**STATED GOAL**
Collect each line containing "this".
════════
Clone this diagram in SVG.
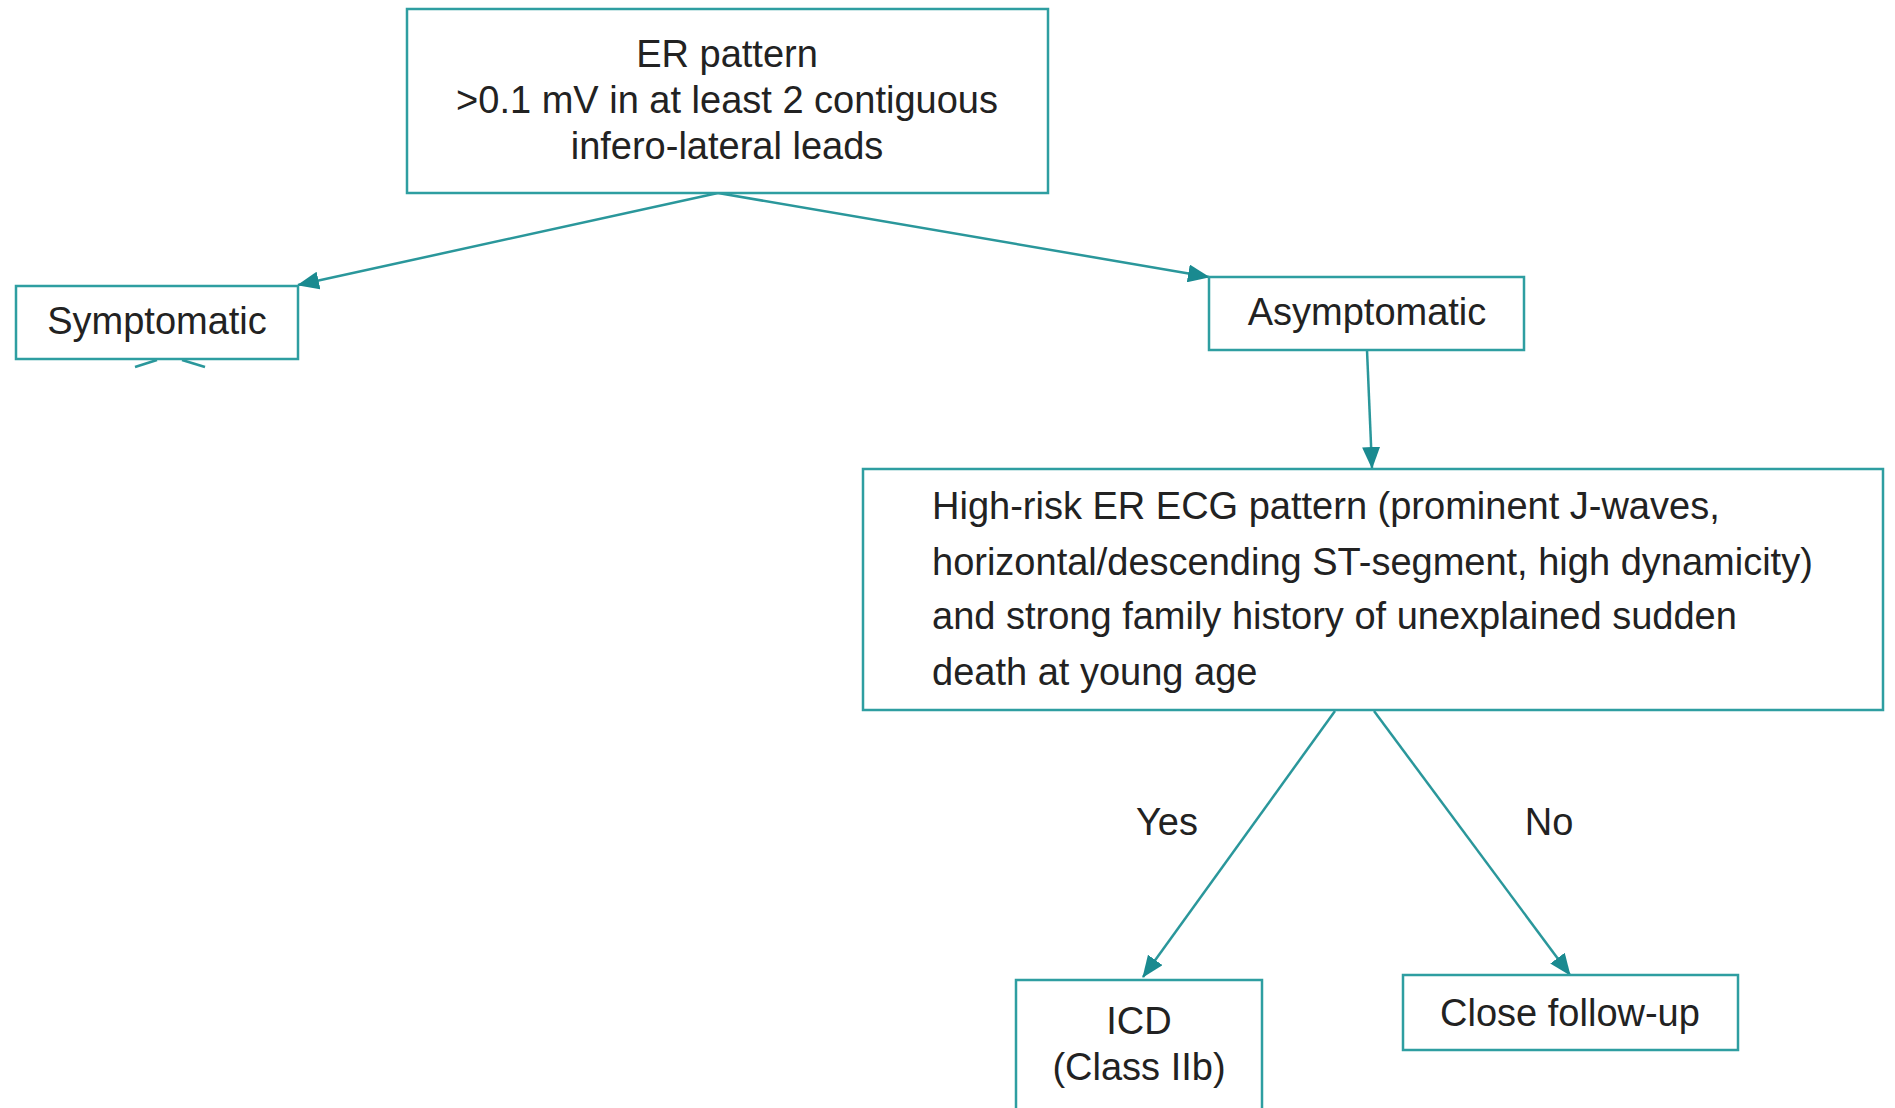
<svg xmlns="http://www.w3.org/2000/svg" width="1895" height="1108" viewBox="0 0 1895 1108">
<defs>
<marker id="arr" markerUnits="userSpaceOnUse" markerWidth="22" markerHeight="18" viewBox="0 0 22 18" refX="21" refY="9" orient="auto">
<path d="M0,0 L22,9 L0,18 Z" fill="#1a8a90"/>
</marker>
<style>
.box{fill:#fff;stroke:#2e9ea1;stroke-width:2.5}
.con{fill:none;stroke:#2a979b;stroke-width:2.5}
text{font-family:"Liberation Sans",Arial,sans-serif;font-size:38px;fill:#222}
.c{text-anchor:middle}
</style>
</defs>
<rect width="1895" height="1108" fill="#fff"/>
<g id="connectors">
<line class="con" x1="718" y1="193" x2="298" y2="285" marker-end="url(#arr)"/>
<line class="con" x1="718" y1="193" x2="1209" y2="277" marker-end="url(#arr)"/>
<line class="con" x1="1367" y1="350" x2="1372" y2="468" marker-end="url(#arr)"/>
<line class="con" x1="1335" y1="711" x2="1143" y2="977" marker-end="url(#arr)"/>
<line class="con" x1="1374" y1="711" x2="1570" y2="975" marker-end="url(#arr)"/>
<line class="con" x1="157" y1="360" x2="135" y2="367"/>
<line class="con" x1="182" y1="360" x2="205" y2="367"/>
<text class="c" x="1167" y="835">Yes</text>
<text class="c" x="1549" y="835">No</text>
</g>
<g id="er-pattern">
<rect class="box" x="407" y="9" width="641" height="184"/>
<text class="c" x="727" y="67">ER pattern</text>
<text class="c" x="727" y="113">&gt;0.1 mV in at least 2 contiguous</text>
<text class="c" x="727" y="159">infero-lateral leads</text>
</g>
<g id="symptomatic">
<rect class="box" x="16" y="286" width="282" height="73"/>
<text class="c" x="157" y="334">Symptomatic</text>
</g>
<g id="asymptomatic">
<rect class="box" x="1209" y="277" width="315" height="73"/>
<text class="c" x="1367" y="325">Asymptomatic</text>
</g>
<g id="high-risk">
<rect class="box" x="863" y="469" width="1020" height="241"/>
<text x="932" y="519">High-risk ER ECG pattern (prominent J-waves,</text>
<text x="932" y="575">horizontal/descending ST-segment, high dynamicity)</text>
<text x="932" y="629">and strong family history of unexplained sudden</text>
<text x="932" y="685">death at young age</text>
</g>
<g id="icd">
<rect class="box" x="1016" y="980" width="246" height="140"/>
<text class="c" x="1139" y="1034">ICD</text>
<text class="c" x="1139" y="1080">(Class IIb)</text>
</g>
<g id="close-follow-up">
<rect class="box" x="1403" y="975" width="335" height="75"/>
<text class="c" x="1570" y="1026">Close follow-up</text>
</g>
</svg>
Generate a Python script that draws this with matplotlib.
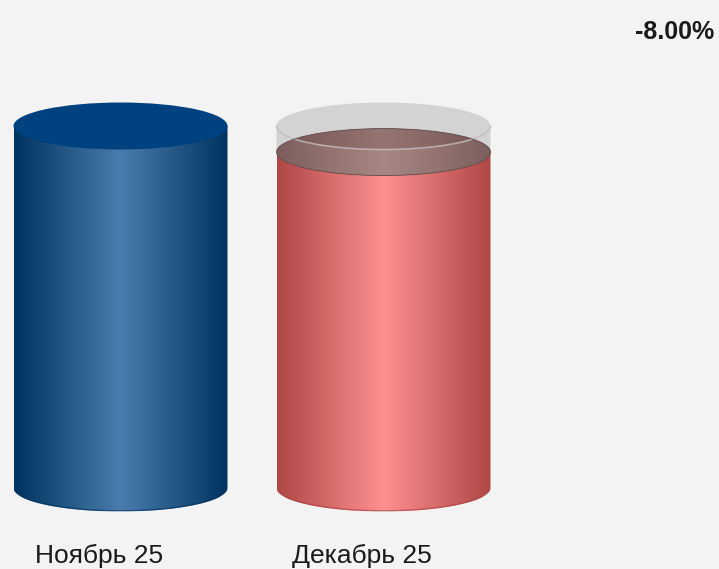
════════
**ANSWER FOR THE TASK**
Clone this diagram in SVG.
Generate a Python script that draws this with matplotlib.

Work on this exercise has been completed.